## Extracted material
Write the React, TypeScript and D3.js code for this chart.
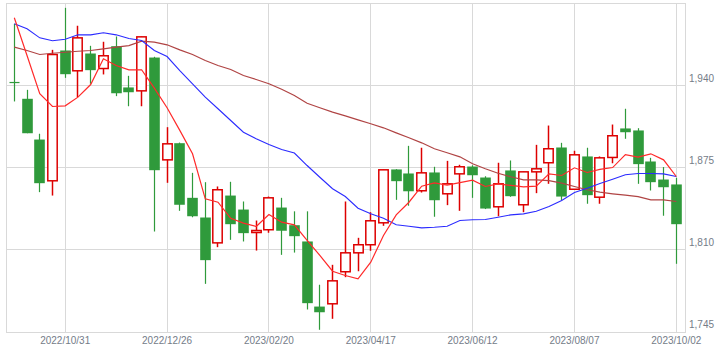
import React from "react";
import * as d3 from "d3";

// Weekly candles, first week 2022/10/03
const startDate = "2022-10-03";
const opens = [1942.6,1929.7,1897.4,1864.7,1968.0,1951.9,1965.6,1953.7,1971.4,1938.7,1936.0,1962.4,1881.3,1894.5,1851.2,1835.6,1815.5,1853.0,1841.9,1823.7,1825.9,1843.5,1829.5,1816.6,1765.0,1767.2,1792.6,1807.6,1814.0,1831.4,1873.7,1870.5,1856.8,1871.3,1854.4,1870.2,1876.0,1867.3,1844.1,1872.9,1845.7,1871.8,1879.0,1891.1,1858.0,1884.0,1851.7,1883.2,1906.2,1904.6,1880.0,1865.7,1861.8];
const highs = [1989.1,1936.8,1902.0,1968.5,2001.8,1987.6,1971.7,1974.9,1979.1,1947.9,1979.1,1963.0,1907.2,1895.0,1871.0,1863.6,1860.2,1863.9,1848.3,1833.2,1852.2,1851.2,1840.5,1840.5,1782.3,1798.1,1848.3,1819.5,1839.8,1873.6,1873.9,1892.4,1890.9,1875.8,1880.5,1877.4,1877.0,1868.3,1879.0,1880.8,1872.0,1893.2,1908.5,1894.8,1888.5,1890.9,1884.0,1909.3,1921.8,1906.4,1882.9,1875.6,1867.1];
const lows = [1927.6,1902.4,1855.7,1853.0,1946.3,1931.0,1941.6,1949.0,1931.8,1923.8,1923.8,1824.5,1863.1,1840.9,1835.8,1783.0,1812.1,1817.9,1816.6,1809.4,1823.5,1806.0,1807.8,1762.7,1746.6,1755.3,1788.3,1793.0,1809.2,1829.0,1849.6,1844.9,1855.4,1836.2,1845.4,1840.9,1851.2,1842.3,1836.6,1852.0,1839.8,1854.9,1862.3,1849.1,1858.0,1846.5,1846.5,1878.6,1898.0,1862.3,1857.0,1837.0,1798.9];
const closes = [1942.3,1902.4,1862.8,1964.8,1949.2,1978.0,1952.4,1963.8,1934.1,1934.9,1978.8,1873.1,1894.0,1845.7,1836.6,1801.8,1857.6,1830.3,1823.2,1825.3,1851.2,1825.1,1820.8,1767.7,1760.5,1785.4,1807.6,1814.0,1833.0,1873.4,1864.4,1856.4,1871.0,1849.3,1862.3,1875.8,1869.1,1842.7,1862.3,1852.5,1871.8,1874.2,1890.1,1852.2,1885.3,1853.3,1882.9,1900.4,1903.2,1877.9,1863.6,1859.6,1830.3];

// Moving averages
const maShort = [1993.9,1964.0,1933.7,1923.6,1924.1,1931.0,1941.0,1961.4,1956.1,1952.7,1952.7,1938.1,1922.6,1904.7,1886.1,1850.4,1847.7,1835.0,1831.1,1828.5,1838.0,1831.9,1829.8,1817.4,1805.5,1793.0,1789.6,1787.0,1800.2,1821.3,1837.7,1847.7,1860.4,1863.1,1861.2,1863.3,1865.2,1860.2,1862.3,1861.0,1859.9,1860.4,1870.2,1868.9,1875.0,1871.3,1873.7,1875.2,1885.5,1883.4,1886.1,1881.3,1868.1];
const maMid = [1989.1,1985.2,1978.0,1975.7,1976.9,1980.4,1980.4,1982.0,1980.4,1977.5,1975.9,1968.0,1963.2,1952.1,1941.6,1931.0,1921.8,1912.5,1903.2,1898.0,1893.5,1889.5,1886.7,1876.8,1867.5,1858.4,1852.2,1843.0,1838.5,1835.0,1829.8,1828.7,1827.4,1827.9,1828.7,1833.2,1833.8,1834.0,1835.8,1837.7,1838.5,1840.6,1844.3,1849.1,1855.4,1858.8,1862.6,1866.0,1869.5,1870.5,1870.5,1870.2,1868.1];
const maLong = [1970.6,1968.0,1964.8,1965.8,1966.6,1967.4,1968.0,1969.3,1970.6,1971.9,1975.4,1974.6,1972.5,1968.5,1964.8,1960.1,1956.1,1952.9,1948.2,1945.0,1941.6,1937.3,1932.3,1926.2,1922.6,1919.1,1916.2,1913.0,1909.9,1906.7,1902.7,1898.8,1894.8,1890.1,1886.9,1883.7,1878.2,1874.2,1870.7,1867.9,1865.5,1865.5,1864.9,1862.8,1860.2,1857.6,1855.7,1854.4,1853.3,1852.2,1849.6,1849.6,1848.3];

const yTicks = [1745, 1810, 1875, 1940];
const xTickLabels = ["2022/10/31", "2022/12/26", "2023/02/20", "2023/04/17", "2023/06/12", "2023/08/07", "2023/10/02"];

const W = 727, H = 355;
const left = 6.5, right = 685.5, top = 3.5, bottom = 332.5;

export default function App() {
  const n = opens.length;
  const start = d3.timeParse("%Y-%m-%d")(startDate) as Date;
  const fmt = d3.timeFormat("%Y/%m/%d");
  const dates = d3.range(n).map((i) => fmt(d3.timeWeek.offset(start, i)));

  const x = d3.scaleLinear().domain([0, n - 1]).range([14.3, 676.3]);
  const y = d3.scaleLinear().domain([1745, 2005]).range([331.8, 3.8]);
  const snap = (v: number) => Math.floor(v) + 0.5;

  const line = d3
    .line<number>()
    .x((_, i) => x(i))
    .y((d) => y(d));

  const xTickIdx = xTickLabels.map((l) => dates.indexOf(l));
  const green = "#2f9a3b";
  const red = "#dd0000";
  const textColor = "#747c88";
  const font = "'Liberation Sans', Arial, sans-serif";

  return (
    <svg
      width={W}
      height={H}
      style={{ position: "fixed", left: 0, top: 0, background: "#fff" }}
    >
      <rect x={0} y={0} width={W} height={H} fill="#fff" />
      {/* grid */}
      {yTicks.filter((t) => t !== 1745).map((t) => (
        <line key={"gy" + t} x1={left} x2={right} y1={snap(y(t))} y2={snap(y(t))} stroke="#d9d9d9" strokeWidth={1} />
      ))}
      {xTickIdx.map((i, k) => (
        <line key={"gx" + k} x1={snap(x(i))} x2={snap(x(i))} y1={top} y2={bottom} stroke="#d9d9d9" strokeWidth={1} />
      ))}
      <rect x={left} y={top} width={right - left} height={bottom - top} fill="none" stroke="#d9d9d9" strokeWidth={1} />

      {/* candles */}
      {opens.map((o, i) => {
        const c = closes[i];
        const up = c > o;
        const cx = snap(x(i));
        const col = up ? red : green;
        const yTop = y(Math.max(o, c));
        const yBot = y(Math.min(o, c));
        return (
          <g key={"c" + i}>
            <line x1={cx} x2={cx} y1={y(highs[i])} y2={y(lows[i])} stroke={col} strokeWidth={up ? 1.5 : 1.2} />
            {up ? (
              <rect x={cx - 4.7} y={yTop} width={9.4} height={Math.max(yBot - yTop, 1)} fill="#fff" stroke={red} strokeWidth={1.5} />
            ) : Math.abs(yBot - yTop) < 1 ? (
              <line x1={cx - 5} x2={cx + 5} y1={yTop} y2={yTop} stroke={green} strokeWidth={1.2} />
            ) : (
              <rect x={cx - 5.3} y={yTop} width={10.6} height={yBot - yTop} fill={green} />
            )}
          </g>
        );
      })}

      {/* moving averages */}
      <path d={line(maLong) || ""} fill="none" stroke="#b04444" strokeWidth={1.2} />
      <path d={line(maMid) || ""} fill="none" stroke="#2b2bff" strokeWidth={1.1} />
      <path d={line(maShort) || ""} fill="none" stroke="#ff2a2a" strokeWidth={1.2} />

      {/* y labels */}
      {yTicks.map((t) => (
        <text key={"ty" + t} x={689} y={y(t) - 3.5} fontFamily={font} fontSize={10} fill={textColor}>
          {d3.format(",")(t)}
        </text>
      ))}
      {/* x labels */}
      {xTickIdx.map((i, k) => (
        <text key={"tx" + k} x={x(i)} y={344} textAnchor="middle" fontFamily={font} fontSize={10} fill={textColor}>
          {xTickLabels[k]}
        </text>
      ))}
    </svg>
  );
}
==
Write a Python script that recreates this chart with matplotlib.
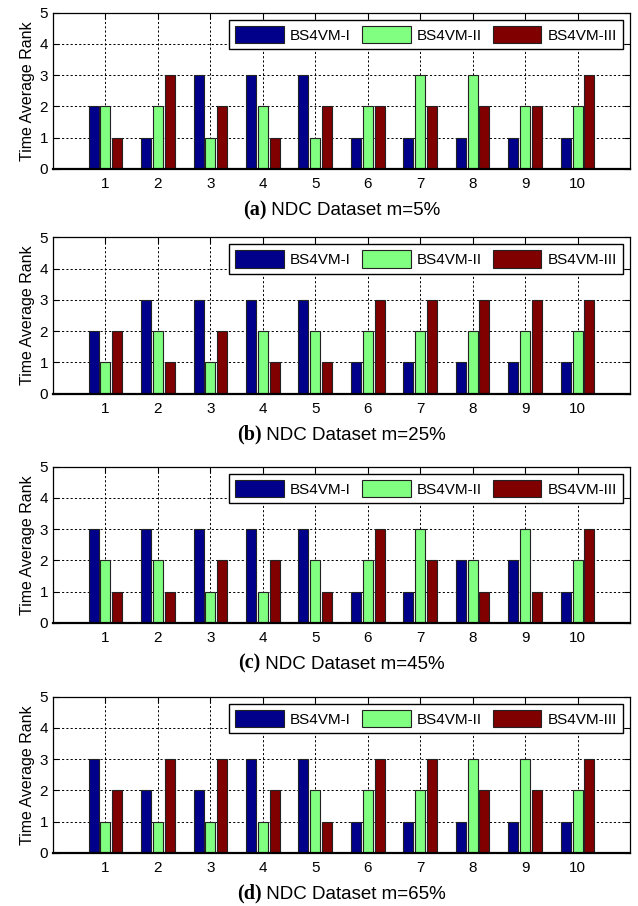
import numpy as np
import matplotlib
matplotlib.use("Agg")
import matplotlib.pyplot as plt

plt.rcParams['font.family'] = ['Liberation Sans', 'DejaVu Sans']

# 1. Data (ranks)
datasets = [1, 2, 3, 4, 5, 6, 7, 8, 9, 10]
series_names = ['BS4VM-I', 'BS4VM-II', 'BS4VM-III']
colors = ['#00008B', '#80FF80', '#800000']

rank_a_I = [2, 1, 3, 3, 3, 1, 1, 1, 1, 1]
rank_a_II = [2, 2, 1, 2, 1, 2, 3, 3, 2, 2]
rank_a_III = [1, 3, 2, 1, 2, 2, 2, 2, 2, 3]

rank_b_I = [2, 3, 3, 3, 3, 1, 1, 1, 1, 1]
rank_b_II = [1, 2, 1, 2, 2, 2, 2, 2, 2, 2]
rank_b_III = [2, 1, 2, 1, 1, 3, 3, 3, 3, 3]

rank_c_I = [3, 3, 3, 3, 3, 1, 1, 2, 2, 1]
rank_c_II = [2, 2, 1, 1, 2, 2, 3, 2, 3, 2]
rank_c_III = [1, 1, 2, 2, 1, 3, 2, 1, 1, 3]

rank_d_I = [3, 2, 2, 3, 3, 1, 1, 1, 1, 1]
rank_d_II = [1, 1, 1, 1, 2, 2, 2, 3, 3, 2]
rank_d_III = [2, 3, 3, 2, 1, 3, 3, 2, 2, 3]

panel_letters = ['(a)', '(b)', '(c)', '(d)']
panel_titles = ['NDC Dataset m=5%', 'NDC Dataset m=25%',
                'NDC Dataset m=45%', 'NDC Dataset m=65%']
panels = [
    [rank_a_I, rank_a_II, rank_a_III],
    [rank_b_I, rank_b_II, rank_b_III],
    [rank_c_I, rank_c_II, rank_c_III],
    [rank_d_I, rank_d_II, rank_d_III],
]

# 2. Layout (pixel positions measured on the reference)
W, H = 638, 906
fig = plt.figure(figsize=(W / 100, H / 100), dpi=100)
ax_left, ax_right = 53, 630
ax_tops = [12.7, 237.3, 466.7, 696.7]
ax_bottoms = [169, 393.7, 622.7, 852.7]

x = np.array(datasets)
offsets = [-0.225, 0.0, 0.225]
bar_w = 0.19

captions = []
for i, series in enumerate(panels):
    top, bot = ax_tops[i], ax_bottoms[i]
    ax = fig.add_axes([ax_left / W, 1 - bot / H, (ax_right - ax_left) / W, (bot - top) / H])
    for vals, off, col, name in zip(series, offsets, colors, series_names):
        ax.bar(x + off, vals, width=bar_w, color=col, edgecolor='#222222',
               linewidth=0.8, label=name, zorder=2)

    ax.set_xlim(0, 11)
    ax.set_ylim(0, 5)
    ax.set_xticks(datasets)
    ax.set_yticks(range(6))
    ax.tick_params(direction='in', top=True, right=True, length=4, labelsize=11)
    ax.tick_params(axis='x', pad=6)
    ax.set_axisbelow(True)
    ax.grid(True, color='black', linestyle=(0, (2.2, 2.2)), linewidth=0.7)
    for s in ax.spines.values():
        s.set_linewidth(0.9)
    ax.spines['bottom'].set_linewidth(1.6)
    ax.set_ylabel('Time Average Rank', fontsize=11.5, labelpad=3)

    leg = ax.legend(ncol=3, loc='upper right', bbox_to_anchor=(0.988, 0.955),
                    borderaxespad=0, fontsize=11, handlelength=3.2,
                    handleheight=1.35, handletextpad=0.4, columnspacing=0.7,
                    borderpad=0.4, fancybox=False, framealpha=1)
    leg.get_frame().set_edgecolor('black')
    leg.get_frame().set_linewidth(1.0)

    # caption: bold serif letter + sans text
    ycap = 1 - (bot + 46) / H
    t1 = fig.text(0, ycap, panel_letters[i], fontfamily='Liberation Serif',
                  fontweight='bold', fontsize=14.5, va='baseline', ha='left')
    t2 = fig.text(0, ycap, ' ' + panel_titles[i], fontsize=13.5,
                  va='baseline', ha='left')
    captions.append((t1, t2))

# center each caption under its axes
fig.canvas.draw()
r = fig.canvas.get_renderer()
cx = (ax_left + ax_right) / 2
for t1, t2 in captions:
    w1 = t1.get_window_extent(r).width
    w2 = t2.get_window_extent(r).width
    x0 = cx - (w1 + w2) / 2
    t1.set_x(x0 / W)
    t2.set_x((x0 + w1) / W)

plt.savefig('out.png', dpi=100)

## Exercise
Repeat the lines above exactly, beginning with the one containing "Write the React, TypeScript" and finishing with the one containing "import * as". No pictures belong in the copy.

## Solution to this exercise
Write the React, TypeScript and D3.js code for this chart.
import React from "react";
import * as d3 from "d3";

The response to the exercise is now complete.